Nevertheless, life seemed to be returning to its regular minutiae (save a few differences).

“Boston is a pretty resilient town,” Pojednic said. “From our perspective, there was a heightened state of vigilance, but things went back to normal pretty quickly. I dropped my wife off at work Tuesday morning, and there were Humvees and SWAT teams, but it’s not like we were on a lockdown. Things were pretty normal. Until the incident on Thursday night.”

 

Students went to bed that evening, expecting to take final exams the next morning. Instead, they woke to terror and a citywide lockdown.

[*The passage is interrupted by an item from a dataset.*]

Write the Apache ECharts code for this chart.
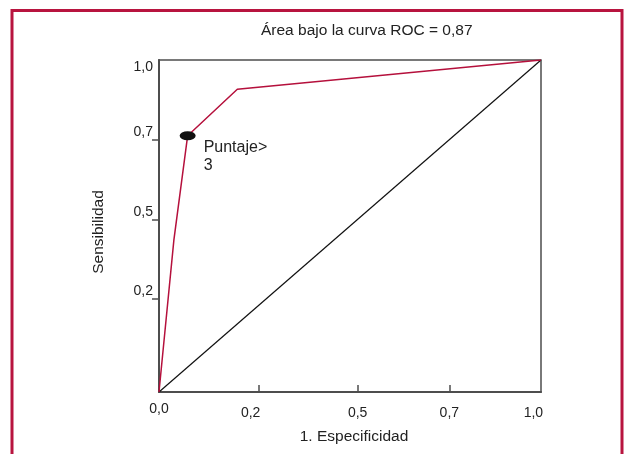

And for the rowers, their boathouse, which had been a safe haven from the bombs and IEDs on Monday, became part of the shootout crime scene. Henderson Boathouse sits exactly one mile away from where the Chechan brothers exchanged gunfire and grenades with swarms of police officers.

Back on campus, most students followed the news from inside.

“It was just frightening,” said Northeastern student, Gabby Desonne, 19, who mustered up the courage to leave her apartment. “It was eerie seeing a place you know and love that is usually hustle and bustle. I rode my bike over by Copley, the public gardens. It was just frightening. It looked post-apocalyptic to be quite honest with you.”

The rowers had a decision to make. For weeks they had been preparing for a trip to Providence on Saturday in order race Brown, the no. 2 team in the nation in 2012.

“We’re thinking in hour long time blocks now, not days and weeks,” Pojednic told his captains during the day.

Shortly after the citywide lockdown was lifted at 6:00 pm, he told them to organize a team meeting. Then he went for a run, “to blow off some steam.”

“I was crossing Elliot Bridge (crossing over from Boston to Watertown), when literally hundreds of blacked out, tinted out cars with blue and red lights went flying in the direction of Watertown,” he said.

By the time he got back home, Dzhokhar Tsarnaev was surrounded, and his team had decided they wanted to race, no matter what. Even if it meant loading their boats just across the river from a war zone.

“We want to race for Boston,” they told him.

 

But shortly before 9 p.m., intently listening to their police scanner smartphone apps, they and their fellow students knew that was all a formality. “We got him,” they heard. That’s when students began rushing out onto Hemenway Street and Mission Hill.

Flavia Weston, a 20-year-old Northeastern student from England felt more than a little patriotic, with upwards of a thousand people in each location, she estimated.

“The Boston police went through on motorcycles and everyone was cheering for them. They didn’t break up the crowd,” she said. “They were taking photos with us, and giving everyone hugs. Everyone was singing the national anthem. Repetitively. Chanting, ‘U-S-A! U-S-A!’ and Na Na Hey Hey Goodbye to the terrorist.”

The party lasted until 4 in the morning.

 

But the next day, the Husky rowers put their game faces on and came down to the choppy Seekonk River for a different kind of battle. This one would be settled by strength of the will.

The two crews sprinted down the river, never more than two to three seconds apart. Northeastern was the underdog going into the race having not beaten Brown since 2005. But they surprised the Bears off the line with a very strong push. And at the end of the two-kilometer contest, the two boats were separated by five-tenths of a second, with Northeastern crossing the finish line just a few feet in front.

“We are Northeastern, we are Boston, we’re going to stick together,” was the message that Pojednic said his rowers ran with. “There’s a blogger who put a picture of us on his blog Tuesday morning rowing in Boston with an awesome caption which said, ‘Here’s 27 of the thousands of people who laced up their running shoes, picked up their oars, hopped on their bike, and went back on Tuesday morning. Because they are not scared. Because whoever did this should be.’ That was sort of the tone of the week in town.”

 

And as much as it pains me to say that those Northeastern rowers from Boston took down my alma mater and former teammates, as a Bostonian, I can say that if there was a day for them it do it, it was this one. Boston strong.